> [STATED TASK] Where a line in the listing below contains the word "matplotlib", copy that line.

> [RECORD EXCERPTS]
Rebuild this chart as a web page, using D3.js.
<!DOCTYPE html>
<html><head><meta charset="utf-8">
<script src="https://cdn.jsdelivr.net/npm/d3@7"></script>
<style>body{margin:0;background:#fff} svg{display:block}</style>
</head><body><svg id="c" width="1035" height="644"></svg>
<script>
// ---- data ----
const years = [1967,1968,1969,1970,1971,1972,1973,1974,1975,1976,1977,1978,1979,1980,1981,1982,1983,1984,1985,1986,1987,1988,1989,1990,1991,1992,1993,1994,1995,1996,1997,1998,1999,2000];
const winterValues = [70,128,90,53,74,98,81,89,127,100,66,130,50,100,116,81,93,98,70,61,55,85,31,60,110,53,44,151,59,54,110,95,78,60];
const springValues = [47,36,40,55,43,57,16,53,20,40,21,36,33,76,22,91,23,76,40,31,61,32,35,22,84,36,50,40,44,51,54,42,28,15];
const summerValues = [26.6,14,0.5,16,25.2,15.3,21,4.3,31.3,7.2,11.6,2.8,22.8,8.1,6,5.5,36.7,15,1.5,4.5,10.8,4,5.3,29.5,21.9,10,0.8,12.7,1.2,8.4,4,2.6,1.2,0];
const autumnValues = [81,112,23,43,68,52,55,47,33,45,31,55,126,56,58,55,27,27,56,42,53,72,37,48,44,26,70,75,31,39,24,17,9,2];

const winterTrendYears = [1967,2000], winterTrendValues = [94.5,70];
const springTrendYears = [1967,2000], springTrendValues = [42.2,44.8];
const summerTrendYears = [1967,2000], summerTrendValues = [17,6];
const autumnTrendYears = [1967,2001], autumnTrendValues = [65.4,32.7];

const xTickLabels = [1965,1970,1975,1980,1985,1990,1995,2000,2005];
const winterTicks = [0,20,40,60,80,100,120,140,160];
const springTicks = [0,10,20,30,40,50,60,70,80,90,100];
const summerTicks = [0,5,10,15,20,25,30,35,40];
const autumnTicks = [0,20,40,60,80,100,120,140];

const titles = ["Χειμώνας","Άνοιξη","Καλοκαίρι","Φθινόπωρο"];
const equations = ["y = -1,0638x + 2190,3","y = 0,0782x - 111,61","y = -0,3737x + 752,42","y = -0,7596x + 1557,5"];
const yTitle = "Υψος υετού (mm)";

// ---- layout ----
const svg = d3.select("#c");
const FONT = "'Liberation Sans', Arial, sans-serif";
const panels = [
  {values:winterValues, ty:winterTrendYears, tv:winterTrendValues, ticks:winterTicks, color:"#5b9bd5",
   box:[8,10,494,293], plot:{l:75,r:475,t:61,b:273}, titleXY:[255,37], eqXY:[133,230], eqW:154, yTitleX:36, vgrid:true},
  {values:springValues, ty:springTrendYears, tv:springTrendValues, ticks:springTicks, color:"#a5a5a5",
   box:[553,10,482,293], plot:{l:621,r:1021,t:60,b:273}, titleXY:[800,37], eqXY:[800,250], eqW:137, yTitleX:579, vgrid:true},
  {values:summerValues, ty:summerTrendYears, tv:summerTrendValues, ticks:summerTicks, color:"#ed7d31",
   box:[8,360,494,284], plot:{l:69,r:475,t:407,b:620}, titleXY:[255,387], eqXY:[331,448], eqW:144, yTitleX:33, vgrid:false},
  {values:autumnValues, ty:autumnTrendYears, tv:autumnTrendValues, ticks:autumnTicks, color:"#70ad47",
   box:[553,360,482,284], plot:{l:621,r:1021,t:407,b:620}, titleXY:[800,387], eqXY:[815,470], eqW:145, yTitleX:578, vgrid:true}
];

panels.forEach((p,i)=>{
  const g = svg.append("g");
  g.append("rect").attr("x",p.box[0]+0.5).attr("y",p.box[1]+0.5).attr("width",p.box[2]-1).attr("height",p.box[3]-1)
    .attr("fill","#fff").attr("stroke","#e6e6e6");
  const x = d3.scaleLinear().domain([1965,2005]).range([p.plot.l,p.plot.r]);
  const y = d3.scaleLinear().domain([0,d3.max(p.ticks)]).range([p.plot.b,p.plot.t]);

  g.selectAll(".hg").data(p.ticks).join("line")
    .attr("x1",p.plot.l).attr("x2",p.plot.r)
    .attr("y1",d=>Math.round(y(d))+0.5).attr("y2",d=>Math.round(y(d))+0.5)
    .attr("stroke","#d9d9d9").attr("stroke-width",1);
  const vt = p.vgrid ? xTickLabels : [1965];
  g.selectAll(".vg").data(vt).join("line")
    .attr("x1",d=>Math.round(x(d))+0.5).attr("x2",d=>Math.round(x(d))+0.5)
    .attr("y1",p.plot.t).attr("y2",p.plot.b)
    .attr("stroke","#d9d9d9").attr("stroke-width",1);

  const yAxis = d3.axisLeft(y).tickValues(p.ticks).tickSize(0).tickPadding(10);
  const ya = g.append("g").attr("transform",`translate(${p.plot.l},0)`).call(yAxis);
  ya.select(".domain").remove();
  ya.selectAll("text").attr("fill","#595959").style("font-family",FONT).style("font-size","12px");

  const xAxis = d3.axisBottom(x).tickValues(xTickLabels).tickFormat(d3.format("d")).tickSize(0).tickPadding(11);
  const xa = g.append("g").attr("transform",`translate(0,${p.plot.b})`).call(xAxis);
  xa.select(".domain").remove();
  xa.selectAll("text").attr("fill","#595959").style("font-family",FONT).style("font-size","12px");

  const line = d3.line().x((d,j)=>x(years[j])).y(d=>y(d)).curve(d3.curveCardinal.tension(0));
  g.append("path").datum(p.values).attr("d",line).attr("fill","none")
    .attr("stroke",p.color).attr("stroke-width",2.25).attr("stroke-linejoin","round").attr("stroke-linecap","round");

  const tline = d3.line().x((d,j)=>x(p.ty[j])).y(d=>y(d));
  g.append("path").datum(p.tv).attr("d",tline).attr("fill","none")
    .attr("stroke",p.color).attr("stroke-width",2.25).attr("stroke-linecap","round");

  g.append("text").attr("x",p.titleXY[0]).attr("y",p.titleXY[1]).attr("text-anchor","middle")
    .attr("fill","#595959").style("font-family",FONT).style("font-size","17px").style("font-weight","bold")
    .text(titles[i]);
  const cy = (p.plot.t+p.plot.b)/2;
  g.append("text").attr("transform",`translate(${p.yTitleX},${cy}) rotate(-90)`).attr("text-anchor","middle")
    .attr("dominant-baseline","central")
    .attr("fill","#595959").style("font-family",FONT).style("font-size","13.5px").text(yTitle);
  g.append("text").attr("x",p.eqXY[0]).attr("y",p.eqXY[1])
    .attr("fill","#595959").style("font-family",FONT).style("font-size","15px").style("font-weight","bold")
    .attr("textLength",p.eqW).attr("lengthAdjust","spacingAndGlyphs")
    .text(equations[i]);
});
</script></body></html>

==

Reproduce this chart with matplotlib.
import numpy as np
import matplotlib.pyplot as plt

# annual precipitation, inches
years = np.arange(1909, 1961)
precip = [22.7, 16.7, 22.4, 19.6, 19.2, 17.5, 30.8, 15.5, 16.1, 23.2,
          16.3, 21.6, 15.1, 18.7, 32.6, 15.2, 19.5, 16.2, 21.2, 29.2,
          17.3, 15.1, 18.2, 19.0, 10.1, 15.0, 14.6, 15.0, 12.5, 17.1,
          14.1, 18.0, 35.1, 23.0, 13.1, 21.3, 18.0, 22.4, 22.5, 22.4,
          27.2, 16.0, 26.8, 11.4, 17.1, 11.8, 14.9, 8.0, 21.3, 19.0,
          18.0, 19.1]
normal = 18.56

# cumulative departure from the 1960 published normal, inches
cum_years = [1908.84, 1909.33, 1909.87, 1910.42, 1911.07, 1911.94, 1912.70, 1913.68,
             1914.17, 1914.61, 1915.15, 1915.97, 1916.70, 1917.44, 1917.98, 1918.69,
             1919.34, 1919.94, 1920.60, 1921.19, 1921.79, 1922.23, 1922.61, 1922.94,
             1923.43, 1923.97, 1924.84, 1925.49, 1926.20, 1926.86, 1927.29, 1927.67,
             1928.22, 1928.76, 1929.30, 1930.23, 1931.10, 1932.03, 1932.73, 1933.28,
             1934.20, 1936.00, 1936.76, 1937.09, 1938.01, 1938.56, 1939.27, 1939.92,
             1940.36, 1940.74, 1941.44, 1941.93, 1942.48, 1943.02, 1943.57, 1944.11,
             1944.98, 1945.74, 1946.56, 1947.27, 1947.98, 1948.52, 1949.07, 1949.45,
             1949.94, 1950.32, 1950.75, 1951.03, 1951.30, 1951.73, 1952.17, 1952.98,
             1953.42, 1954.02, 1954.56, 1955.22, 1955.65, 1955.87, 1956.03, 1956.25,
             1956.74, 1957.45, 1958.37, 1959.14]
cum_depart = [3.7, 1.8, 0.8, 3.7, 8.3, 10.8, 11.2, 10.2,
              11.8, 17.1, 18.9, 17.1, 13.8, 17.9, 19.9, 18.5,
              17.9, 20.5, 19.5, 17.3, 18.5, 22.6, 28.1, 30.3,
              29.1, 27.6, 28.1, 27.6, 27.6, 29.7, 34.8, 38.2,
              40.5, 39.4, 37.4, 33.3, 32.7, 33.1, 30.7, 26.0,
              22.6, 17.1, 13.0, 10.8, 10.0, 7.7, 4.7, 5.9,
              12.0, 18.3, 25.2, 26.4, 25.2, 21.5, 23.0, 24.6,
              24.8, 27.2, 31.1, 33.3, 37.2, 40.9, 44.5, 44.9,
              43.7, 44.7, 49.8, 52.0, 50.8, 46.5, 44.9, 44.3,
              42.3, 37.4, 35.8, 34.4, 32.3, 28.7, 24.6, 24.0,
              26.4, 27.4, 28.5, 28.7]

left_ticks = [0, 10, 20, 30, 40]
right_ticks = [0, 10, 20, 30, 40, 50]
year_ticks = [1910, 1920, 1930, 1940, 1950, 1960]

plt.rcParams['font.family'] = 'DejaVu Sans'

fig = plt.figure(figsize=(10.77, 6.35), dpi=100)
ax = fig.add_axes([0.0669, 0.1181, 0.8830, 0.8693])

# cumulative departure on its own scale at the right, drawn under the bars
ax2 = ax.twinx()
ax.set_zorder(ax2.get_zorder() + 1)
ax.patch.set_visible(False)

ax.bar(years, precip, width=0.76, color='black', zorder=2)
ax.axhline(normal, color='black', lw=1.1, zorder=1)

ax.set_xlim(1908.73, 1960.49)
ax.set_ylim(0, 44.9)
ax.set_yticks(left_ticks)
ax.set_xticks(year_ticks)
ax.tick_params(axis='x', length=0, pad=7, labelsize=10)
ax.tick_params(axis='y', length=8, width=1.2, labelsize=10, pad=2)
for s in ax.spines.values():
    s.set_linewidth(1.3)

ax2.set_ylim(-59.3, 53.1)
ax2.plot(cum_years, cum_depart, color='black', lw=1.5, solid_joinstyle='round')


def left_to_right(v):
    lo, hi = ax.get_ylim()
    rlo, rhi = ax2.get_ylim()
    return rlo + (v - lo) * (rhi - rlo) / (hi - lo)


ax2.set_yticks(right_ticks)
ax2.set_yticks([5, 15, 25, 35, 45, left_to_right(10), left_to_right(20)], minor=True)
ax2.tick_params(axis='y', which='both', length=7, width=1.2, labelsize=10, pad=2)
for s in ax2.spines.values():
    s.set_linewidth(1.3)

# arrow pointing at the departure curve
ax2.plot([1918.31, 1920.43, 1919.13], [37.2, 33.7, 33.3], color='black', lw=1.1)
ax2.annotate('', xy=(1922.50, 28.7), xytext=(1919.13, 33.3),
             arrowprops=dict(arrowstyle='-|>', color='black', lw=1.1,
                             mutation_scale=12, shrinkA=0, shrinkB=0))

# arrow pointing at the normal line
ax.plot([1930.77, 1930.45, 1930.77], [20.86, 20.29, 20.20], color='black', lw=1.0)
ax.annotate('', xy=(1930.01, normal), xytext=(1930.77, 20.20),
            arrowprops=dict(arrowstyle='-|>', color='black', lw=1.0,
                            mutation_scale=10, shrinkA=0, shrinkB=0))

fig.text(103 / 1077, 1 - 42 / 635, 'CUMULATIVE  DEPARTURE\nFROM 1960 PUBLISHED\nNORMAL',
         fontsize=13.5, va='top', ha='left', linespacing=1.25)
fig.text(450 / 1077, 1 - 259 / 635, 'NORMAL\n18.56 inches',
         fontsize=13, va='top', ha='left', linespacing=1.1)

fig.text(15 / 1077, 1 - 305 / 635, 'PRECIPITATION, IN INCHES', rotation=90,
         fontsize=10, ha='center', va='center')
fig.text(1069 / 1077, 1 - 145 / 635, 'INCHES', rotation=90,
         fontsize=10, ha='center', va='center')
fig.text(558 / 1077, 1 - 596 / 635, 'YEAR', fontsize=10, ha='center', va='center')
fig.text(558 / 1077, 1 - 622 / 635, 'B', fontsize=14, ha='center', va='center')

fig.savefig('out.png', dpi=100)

...

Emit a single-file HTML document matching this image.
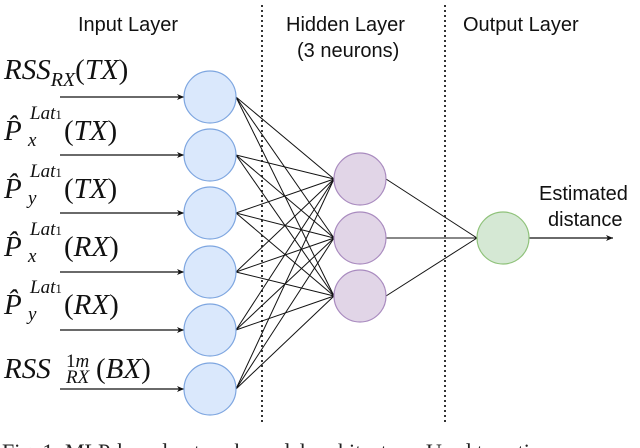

> [FULL OUTPUT]
Reproduce this chart with matplotlib.
import matplotlib.pyplot as plt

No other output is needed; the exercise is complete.